> Data excerpt

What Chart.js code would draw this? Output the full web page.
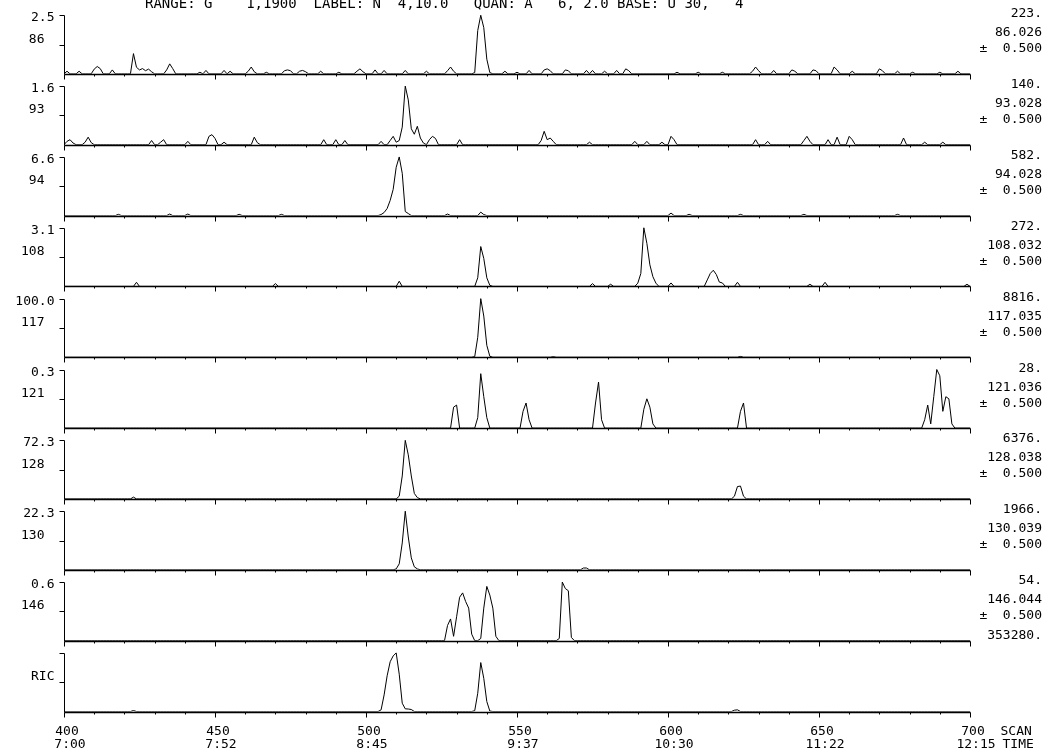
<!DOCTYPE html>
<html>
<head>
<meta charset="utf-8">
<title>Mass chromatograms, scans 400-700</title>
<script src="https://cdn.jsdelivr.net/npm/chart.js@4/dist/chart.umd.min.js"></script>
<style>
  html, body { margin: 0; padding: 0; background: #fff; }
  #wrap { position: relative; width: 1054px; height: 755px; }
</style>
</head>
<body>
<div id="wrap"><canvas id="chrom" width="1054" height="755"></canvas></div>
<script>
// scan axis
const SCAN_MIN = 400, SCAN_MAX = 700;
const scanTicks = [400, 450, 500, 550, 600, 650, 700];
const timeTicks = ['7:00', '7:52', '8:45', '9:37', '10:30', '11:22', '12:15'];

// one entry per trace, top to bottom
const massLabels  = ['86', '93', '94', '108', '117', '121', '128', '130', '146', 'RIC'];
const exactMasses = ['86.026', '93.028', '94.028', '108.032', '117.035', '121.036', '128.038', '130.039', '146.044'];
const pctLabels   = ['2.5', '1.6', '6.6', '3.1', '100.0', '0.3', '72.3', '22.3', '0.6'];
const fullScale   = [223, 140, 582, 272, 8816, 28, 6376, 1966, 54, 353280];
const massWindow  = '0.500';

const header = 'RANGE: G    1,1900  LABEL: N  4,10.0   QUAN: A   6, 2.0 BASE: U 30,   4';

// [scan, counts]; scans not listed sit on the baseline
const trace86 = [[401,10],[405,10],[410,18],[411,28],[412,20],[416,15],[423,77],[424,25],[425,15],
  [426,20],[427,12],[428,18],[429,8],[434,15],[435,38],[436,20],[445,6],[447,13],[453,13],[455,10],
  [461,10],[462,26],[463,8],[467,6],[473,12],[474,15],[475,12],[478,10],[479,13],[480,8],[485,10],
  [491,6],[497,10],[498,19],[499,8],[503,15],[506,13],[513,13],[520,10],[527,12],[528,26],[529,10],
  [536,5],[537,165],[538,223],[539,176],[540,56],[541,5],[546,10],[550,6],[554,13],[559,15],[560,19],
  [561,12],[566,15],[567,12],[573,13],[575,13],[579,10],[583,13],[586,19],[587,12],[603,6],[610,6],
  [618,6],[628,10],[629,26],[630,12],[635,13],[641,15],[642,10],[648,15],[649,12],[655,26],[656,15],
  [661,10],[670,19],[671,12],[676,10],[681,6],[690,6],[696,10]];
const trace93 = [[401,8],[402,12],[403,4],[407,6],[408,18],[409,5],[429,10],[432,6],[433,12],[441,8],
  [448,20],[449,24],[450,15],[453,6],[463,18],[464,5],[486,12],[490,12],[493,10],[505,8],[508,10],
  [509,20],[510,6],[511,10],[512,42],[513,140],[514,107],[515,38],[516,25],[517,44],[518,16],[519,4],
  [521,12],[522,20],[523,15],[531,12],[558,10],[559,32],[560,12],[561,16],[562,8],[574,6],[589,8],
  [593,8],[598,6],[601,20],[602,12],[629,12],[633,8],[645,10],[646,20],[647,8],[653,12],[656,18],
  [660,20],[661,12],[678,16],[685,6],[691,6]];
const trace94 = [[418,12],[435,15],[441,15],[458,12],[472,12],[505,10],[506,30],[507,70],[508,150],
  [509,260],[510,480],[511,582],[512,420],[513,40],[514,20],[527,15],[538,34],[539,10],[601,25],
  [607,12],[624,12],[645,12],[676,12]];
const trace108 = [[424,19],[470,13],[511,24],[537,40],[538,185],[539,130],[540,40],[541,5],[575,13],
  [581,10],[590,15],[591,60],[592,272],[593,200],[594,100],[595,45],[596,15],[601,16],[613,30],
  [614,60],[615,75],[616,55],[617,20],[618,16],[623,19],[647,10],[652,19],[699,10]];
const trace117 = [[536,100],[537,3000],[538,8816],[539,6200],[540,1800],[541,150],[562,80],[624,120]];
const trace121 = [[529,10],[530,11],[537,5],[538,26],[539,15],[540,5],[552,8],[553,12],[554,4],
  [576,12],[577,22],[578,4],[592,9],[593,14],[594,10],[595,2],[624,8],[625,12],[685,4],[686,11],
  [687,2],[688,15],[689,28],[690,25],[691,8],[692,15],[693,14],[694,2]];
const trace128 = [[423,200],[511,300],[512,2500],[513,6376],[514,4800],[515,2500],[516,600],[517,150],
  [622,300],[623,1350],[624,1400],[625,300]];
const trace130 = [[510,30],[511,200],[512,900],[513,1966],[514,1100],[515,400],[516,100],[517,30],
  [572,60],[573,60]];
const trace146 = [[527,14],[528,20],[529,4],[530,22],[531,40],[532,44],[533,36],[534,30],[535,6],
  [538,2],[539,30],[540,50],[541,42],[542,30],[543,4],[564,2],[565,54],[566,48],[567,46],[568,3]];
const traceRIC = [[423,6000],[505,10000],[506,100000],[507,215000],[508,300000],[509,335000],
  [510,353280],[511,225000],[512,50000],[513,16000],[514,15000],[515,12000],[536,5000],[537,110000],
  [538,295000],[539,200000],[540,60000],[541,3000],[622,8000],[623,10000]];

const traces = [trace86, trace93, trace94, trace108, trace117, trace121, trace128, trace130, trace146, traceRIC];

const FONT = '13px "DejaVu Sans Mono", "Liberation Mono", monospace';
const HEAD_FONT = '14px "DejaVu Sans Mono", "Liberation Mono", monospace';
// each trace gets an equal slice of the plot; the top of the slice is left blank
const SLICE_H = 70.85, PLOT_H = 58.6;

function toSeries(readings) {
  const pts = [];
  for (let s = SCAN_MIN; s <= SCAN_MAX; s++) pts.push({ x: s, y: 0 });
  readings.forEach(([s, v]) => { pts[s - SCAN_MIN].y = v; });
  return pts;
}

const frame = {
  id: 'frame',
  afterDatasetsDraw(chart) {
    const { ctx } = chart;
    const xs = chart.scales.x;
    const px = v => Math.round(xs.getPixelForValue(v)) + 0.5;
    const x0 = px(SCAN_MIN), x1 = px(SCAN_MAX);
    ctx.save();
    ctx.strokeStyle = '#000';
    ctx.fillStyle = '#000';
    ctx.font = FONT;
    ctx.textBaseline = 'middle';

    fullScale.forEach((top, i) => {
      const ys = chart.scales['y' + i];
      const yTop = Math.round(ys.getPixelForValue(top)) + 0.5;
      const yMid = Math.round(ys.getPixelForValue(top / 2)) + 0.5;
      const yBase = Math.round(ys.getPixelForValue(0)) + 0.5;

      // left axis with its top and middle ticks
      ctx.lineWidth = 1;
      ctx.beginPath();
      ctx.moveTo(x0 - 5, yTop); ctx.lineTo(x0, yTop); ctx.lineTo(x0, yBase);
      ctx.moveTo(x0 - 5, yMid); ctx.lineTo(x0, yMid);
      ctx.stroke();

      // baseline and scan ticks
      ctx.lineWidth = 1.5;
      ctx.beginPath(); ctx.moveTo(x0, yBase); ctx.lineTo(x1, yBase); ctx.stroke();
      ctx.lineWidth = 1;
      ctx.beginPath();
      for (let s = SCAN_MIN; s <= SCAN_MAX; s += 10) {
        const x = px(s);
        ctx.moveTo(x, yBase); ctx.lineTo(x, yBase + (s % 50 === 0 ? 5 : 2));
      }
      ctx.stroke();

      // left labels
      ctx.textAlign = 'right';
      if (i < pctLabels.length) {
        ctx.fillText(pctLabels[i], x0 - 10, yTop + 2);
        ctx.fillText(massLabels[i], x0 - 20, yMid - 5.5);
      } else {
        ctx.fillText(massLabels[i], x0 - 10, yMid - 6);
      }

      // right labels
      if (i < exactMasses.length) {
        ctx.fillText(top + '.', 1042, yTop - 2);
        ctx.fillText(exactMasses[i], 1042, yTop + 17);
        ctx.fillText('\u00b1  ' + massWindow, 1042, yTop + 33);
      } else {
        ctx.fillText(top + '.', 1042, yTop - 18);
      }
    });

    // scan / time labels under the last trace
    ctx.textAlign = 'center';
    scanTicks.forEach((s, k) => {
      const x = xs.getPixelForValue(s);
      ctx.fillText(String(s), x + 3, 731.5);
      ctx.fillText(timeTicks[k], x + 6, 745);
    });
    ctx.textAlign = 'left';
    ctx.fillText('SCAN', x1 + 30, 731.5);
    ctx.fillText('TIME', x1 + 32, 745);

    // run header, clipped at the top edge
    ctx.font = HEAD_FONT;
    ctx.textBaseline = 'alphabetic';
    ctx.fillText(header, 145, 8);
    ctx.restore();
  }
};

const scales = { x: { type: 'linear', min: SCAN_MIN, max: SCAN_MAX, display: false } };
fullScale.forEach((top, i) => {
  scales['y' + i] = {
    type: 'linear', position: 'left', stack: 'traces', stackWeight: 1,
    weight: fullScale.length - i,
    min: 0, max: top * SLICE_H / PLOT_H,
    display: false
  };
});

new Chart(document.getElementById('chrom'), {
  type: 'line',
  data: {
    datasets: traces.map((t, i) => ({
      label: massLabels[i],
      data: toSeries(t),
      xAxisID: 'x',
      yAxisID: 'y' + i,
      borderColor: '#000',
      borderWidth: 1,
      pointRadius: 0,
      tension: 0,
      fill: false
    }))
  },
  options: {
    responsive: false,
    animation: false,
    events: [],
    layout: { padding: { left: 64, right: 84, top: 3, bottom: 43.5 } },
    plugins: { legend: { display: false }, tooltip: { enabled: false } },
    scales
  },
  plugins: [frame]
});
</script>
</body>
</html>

> The exercise
Reproduce only the lines from the beginning of the data through the line that contains "const header = 'RANGE: G", both included, and please drop the pictures.

> Worked answer
What Chart.js code would draw this? Output the full web page.
<!DOCTYPE html>
<html>
<head>
<meta charset="utf-8">
<title>Mass chromatograms, scans 400-700</title>
<script src="https://cdn.jsdelivr.net/npm/chart.js@4/dist/chart.umd.min.js"></script>
<style>
  html, body { margin: 0; padding: 0; background: #fff; }
  #wrap { position: relative; width: 1054px; height: 755px; }
</style>
</head>
<body>
<div id="wrap"><canvas id="chrom" width="1054" height="755"></canvas></div>
<script>
// scan axis
const SCAN_MIN = 400, SCAN_MAX = 700;
const scanTicks = [400, 450, 500, 550, 600, 650, 700];
const timeTicks = ['7:00', '7:52', '8:45', '9:37', '10:30', '11:22', '12:15'];

// one entry per trace, top to bottom
const massLabels  = ['86', '93', '94', '108', '117', '121', '128', '130', '146', 'RIC'];
const exactMasses = ['86.026', '93.028', '94.028', '108.032', '117.035', '121.036', '128.038', '130.039', '146.044'];
const pctLabels   = ['2.5', '1.6', '6.6', '3.1', '100.0', '0.3', '72.3', '22.3', '0.6'];
const fullScale   = [223, 140, 582, 272, 8816, 28, 6376, 1966, 54, 353280];
const massWindow  = '0.500';

const header = 'RANGE: G    1,1900  LABEL: N  4,10.0   QUAN: A   6, 2.0 BASE: U 30,   4';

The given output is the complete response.